Sunday, April 11, 2010

Riding the chess roller coaster

  On Thursday, the Carson Family from Ackley came to the chess club for the weekly blitz tournament. It was nice to see them and great to have them at the tournament, which has had 6 to 8 players lately. This week we had 13 players. The best player of the Carson family is 3 time Iowa girls champion, Bethany Carson. I’ve played her a few times and I’ve found that her chess game tends to the passive side (retreats when attacked and readily trades pieces). I can take over the board a little at a time and eventually turn my space advantage into a large endgame edge when we trade the pieces off. I beat Bethany’s sister Sarah Faith using this strategy in the first round. I had an unexpectedly easy win over Bethany’s dad Tim in the second round and was paired against Bethany in the final round. I was rolling along with my strategy when she unexpectedly gave me a pawn. The move after winning a pawn, I missed a threat and not only lost the pawn back, but got my king’s castled position wrecked and dealing with the threats to my king cost me another pawn. Bethany played well after that and won the game. I was disgusted with myself for not taking the time to reorient myself to my unexpected good fortune. If I had, I would have realized that I should just keep to my play and my win would be easier than usual.

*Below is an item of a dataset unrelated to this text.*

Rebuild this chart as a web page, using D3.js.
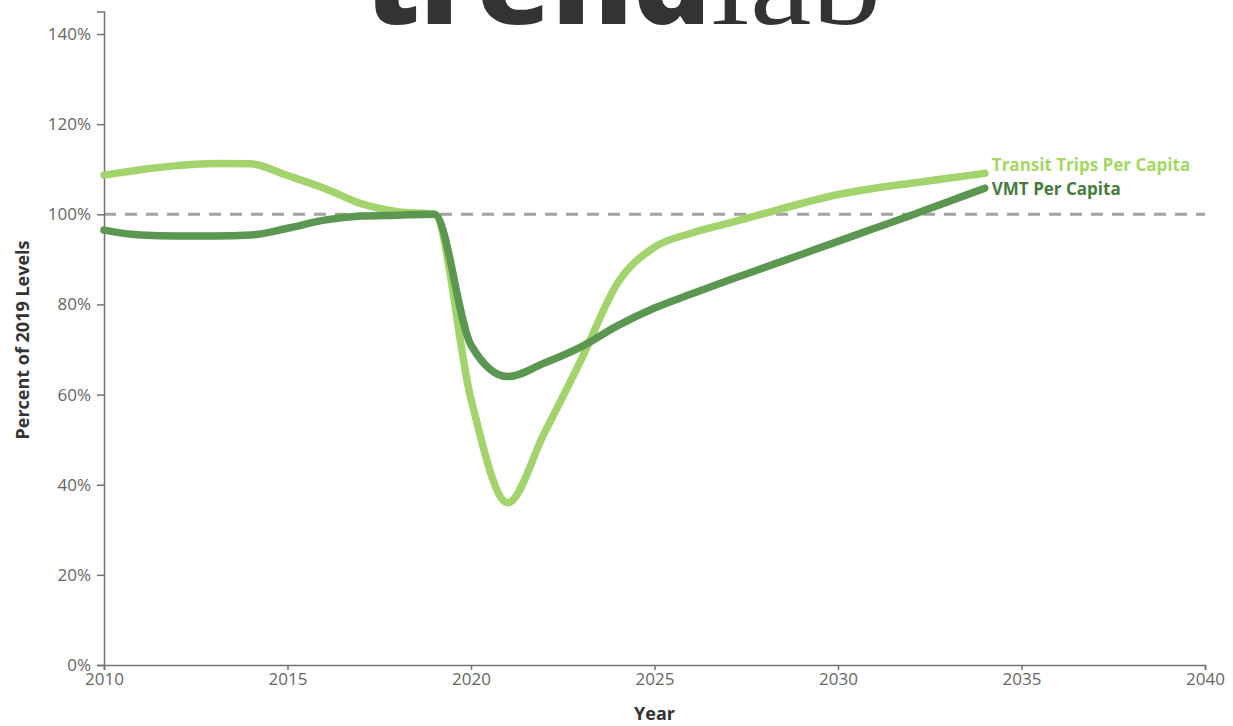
<!DOCTYPE html>
<html>
<head>
<meta charset="utf-8">
<script src="https://cdn.jsdelivr.net/npm/d3@7"></script>
<style>
  body { margin: 0; background: #fff; }
  svg { display: block; font-family: "Open Sans", sans-serif; }
  .axis path, .axis line { stroke: #7a6f6f; stroke-width: 1.5; }
  .axis text { fill: #666; font-size: 17px; font-family: "Open Sans", sans-serif; }
</style>
</head>
<body>
<div id="chart"></div>
<script>
// values (percent of 2019 levels)
var years = [2010, 2011, 2012, 2013, 2014, 2015, 2016, 2017, 2018, 2019,
             2020, 2021, 2022, 2023, 2024, 2025, 2026, 2027, 2028, 2029,
             2030, 2031, 2032, 2033, 2034];
var transit = [108.7, 109.9, 110.8, 111.3, 111.2, 108.6, 105.8, 102.4, 100.6, 100,
               59, 36, 51.5, 67.7, 84.8, 92.7, 95.8, 98, 100.2, 102.4,
               104.4, 105.8, 106.9, 108, 109.1];
var vmt = [96.5, 95.4, 95.2, 95.2, 95.4, 96.9, 98.7, 99.6, 99.8, 100,
           71, 64, 67, 70.6, 75.3, 79.2, 82.3, 85.3, 88.2, 91.1,
           94, 96.9, 99.8, 102.8, 105.8];
var seriesNames = ["Transit Trips Per Capita", "VMT Per Capita"];
var yTicks = [0, 20, 40, 60, 80, 100, 120, 140];
var xTicks = [2010, 2015, 2020, 2025, 2030, 2035, 2040];

var W = 1233, H = 726;
var margin = {top: 11.5, left: 104, right: 28, bottom: 61};
var width = W - margin.left - margin.right,
    height = H - margin.top - margin.bottom;

var svg = d3.select("#chart").append("svg")
  .attr("width", W)
  .attr("height", H);

// logo, cut off at the top
var logo = svg.append("text")
  .attr("x", 364)
  .attr("y", 24)
  .style("fill", "#333");
logo.append("tspan")
  .attr("font-family", "Open Sans, sans-serif")
  .attr("font-weight", 800)
  .attr("font-size", 112)
  .attr("textLength", 347)
  .attr("lengthAdjust", "spacingAndGlyphs")
  .text("trend");
logo.append("tspan")
  .attr("font-family", "Liberation Serif, serif")
  .attr("font-weight", 400)
  .attr("font-size", 112)
  .attr("textLength", 170)
  .attr("lengthAdjust", "spacingAndGlyphs")
  .text("lab");

var g = svg.append("g")
  .attr("transform", "translate(" + margin.left + "," + margin.top + ")");

var x = d3.scaleLinear().domain([2010, 2040]).range([0, width]);
var y = d3.scaleLinear().domain([0, 145]).range([height, 0]);

// 100% reference line
g.append("line")
  .attr("x1", x(2010)).attr("x2", x(2040))
  .attr("y1", y(100)).attr("y2", y(100))
  .attr("stroke", "#a3a3a3")
  .attr("stroke-width", 3)
  .attr("stroke-dasharray", "12,9");

g.append("g")
  .attr("class", "axis")
  .attr("transform", "translate(0," + height + ")")
  .call(d3.axisBottom(x).tickValues(xTicks).tickFormat(d3.format("d"))
        .tickSize(5).tickPadding(3));

g.append("g")
  .attr("class", "axis")
  .call(d3.axisLeft(y).tickValues(yTicks).tickFormat(function(d) { return d + "%"; })
        .tickSize(7).tickPadding(6));

var line = d3.line()
  .x(function(d, i) { return x(years[i]); })
  .y(function(d) { return y(d); })
  .curve(d3.curveMonotoneX);

var colors = ["#a3d36c", "#5c9751"];
var labelColors = ["#a6d765", "#4a7a3e"];

g.append("path")
  .datum(transit)
  .attr("fill", "none")
  .attr("stroke", colors[0])
  .attr("stroke-width", 7.5)
  .attr("stroke-linecap", "round")
  .attr("d", line);

g.append("path")
  .datum(vmt)
  .attr("fill", "none")
  .attr("stroke", colors[1])
  .attr("stroke-width", 7.5)
  .attr("stroke-linecap", "round")
  .attr("d", line);

// end labels
var last = years.length - 1;
g.append("text")
  .attr("x", x(years[last]) + 7)
  .attr("y", y(transit[last]) - 2)
  .attr("font-size", 17)
  .attr("font-weight", "bold")
  .attr("fill", labelColors[0])
  .text(seriesNames[0]);
g.append("text")
  .attr("x", x(years[last]) + 7)
  .attr("y", y(vmt[last]) + 7)
  .attr("font-size", 17)
  .attr("font-weight", "bold")
  .attr("fill", labelColors[1])
  .text(seriesNames[1]);

// axis titles
svg.append("text")
  .attr("transform", "translate(29," + 340 + ") rotate(-90)")
  .attr("text-anchor", "middle")
  .attr("font-size", 18)
  .attr("font-weight", "bold")
  .attr("fill", "#333")
  .text("Percent of 2019 Levels");

svg.append("text")
  .attr("x", margin.left + x(2025))
  .attr("y", 720)
  .attr("text-anchor", "middle")
  .attr("font-size", 18)
  .attr("font-weight", "bold")
  .attr("fill", "#333")
  .text("Year");
</script>
</body>
</html>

  I accepted an invitation to direct the Okoboji Open next weekend. Okoboji is a 5 hour drive from the rest of the Iowa chess players so we offered the players the opportunity to play the first round in either Ames or Minnesota and then not have to leave to get to Okoboji as early next week. Yesterday was the Ames satellite tournament and I agreed to play in case there was an odd number of players to make sure everybody had a game. Only 1 player showed up and so I found myself playing Dan Vasto. Dan is a psychologist from Adel, is an expert chess player, and was the Iowa state chess co-champion in 2004. I saw Dan last week when we were both helping at the Des Moines Chessathon. He is enjoyable to talk to and a great friend of Iowa chess. I’ve played Dan in tournaments twice before. Both times I had Black, lost a pawn in the opening, missed some chances to get attacking chances for my pawn, got in time trouble, and lost. We drew for colors and I had black again. Dan strikes me as a player who wants to dictate the terms of the battle and is willing to invest material to do so. My confidence was down after losing to Bethany 2 days prior, but I was ready for battle. Statistics say I have a 1 in a hundred chance of even drawing Dan, so I had nothing to lose.


  A lucky win, but I don't think I was ever really losing the game. It's amazing that I can lose to Bethany on Thursday and beat Dan on Saturday, but that is life on the chess roller coaster!! You can read all the chess improvement books you like, but I haven't seen a book that teaches how to get your opponent give you a piece.

  This was the highest rated player I’ve beaten since 1983. Winning the game will push my rating over 1690 and means that for the 4th consecutive year, I will have a new personal high rating (2007:1662, 2008:1684, 2009:1687, 2010:1690+).

2 comments:

Anonymous said...

anyone could win that game

Hank Anzis said...

At the end, sure. I will give myself credit for going toe to toe with Dan for 28 moves and over 2 and a half hours and not getting knocked out. The game was like the Ali-Foreman fight, where Ali took a lot of body shots but at the end Foreman was so exhausted that any number of fighter could have knocked him out.